Essen./Dorsten..
Kurz sackte Rainer S. nach vorne, stützte seinen Körper mit beiden Händen ab, schüttelte den Kopf. Zu fünf Jahren Haft hatte gerade die XXI. Essener Strafkammer die in Dorsten lebende Ex-Größe des Essener Milieus verurteilt. Steuerhinterziehung mit Schrott steht als Delikt zunächst am vorläufigen Ende einer langen Karriere in der Halbwelt.
Die langen grauen Haare wie immer zum Zopf gebunden, hatte der 64-Jährige sich auch im letzten Wort um einen gewissen Charme gegenüber dem Gericht bemüht. Immer wieder war am Donnerstag die ursprünglich auf 15 Uhr angesetzte Urteilsverkündung verschoben worden, bis Richter Wolfgang Schmidt endlich die Entscheidung bekannt geben konnte. „Tut mir leid, dass alles so lange gedauert hat“, entschuldigte sich unmittelbar davor Rainer S., weil sein Verteidiger Christoph Miczek bei einem auswärtigen Termin länger aufgehalten wurde.
Draußen hatten einige wenige alte Freunde ausgeharrt. Worüber man so spricht? Unter anderem über die Bierpreise auf der Gourmetmeile in Essen-Rüttenscheid, die am Tag zuvor in der Nähe des Gerichtes eröffnet wurde. Das Essen wird als lecker bezeichnet, die Bierpreise als moderat: „Für 0,25 Liter 2,20. Ist doch ok.“
Haftbefehl außer Vollzug
Möglicherweise konnten sie ihrem alten Freund Rainer S., der seit dem 20. Januar in U-Haft saß, gestern Abend das ein oder andere Gericht spendieren. Trotz der hohen Haftstrafe setzte die XXI. Kammer den Haftbefehl gegen ihn außer Vollzug. Der Angeklagte, der schon zu Beginn der Verhandlung über Herzprobleme geklagt hatte, soll sich vor dem Haftantritt in Freiheit in ärztliche Behandlung begeben. Danach hat er auch gute Chancen, als „Selbststeller“ einen Teil seiner Strafe im offenen Vollzug zu verbüßen.
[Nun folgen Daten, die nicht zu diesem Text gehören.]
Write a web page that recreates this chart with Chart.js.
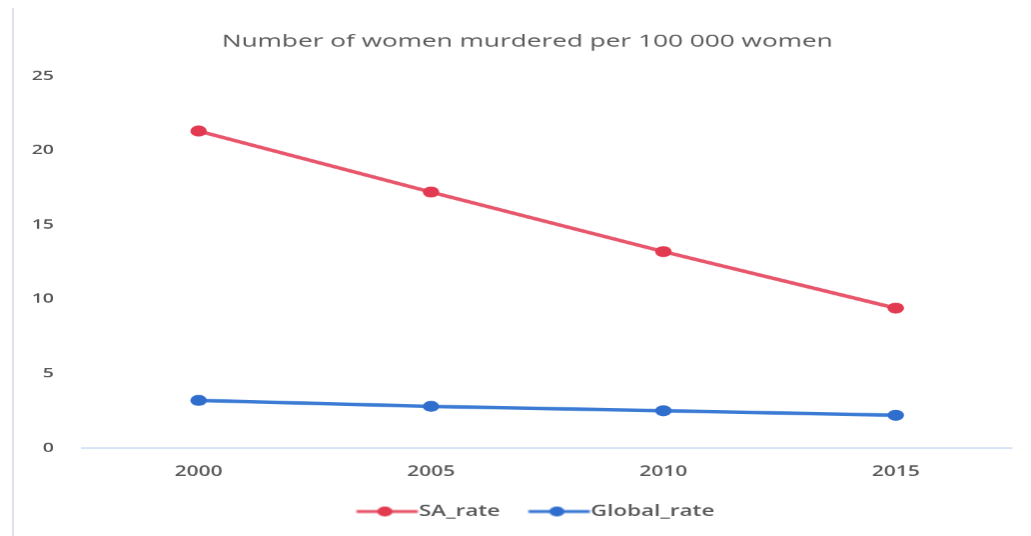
<!DOCTYPE html>
<html>
<head>
<meta charset="utf-8">
<script src="https://cdn.jsdelivr.net/npm/chart.js@4.4.1/dist/chart.umd.min.js"></script>
<style>
  html, body { margin: 0; padding: 0; background: #ffffff; overflow: hidden; }
  #stage { position: absolute; left: 0; top: 0; width: 688px; height: 536px; transform: scaleX(1.4985); transform-origin: 0 0; }
  #edge { position: absolute; left: 12px; top: 8px; width: 2px; height: 528px; background: #dfe2ec; }
</style>
</head>
<body>
<div id="edge"></div>
<div id="stage"><canvas id="c"></canvas></div>
<script>
const categories = ['2000', '2005', '2010', '2015'];
const saRate = [21.3, 17.2, 13.2, 9.4];
const globalRate = [3.2, 2.8, 2.5, 2.2];
const yTicks = [0, 5, 10, 15, 20, 25];
const titleText = 'Number of women murdered per 100 000 women';

function legendMarker(lineColor, dotColor) {
  const c = document.createElement('canvas');
  c.width = 80; c.height = 12;
  const g = c.getContext('2d');
  g.strokeStyle = lineColor; g.lineWidth = 3;
  g.beginPath(); g.moveTo(28.4, 6); g.lineTo(69.4, 6); g.stroke();
  g.fillStyle = dotColor;
  g.beginPath(); g.arc(47.4, 6, 5, 0, Math.PI * 2); g.fill();
  return c;
}

const series = [
  { label: 'SA_rate', data: saRate, line: '#e8566b', dot: '#e23a50' },
  { label: 'Global_rate', data: globalRate, line: '#3b7bd4', dot: '#2f6ecd' }
];
const markers = series.map(s => legendMarker(s.line, s.dot));

new Chart(document.getElementById('c'), {
  type: 'line',
  data: {
    labels: categories,
    datasets: series.map(s => ({
      label: s.label,
      data: s.data,
      yAxisID: 'y',
      borderColor: s.line,
      backgroundColor: s.dot,
      pointBackgroundColor: s.dot,
      pointBorderColor: s.dot,
      pointRadius: 5.5,
      pointBorderWidth: 0,
      pointStyle: 'circle',
      borderWidth: 3.5,
      tension: 0
    }))
  },
  options: {
    responsive: true,
    maintainAspectRatio: false,
    animation: false,
    devicePixelRatio: 1.5,
    layout: { padding: { left: 15.7, right: 0, top: 0, bottom: 7 } },
    plugins: {
      title: {
        display: true,
        text: titleText,
        color: '#595959',
        font: { family: 'Open Sans', size: 17.5, weight: '400' },
        padding: { top: 31, bottom: 24 }
      },
      legend: {
        position: 'bottom',
        labels: {
          usePointStyle: true,
          pointStyleWidth: 45,
          padding: 8,
          color: '#595959',
          font: { family: 'Open Sans', size: 15, weight: '600' },
          generateLabels(chart) {
            return chart.data.datasets.map((d, i) => ({
              text: d.label,
              fillStyle: d.pointBackgroundColor,
              strokeStyle: d.borderColor,
              fontColor: '#595959',
              pointStyle: markers[i],
              lineWidth: 0,
              datasetIndex: i,
              hidden: false
            }));
          }
        }
      },
      tooltip: { enabled: false }
    },
    scales: {
      x: {
        offset: true,
        grid: { display: false, drawTicks: false },
        border: { display: true, color: '#cddff3', width: 1.5 },
        ticks: {
          padding: 15.6,
          color: '#595959',
          font: { family: 'Open Sans', size: 14, weight: '600' }
        }
      },
      y: {
        min: 0,
        max: 25,
        afterFit(scale) { scale.width = 39.3; },
        afterBuildTicks(scale) { scale.ticks = yTicks.map(v => ({ value: v })); },
        grid: { display: false, drawTicks: false },
        border: { display: false },
        ticks: {
          padding: 19,
          color: '#595959',
          font: { family: 'Open Sans', size: 13, weight: '600' }
        }
      },
      yRight: {
        position: 'right',
        min: 0,
        max: 25,
        afterFit(scale) { scale.width = 12.7; },
        grid: { display: false, drawTicks: false },
        border: { display: false },
        ticks: { display: false }
      }
    }
  }
});
</script>
</body>
</html>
Rainer S., dem im Essen nachgesagt wurde, er habe „überall seine Finger drin“ und der in den 90er Jahren auch wegen Geldfälschung verurteilt wurde, hatte nach seinem Umzug nach Dorsten wenig Glück mit einem Sauna-Club. 2009 soll er deshalb in den illegalen Schrotthandel eingestiegen sein. Laut Urteil der XXI. Essener Strafkammer mit dem festen Vorsatz, „durch Steuerhinterhinterziehungen Gewinn zu machen“. Scheinrechnungen, Strohleute und schwarz eingekaufter Schrott aus den Niederlanden und Polen sollen ihm einen Profit in Millionenhöhe verschafft haben. Viele seiner Strohleute und Geschäftspartner, die aktuell vor anderen Kammern stehen, hat er mit seiner vermeintlich lukrativen Idee hinuntergezogen. Ihm selbst scheint es nicht gutzugehen. Nach dem Urteil inhaliert er aus seinem Herzspray.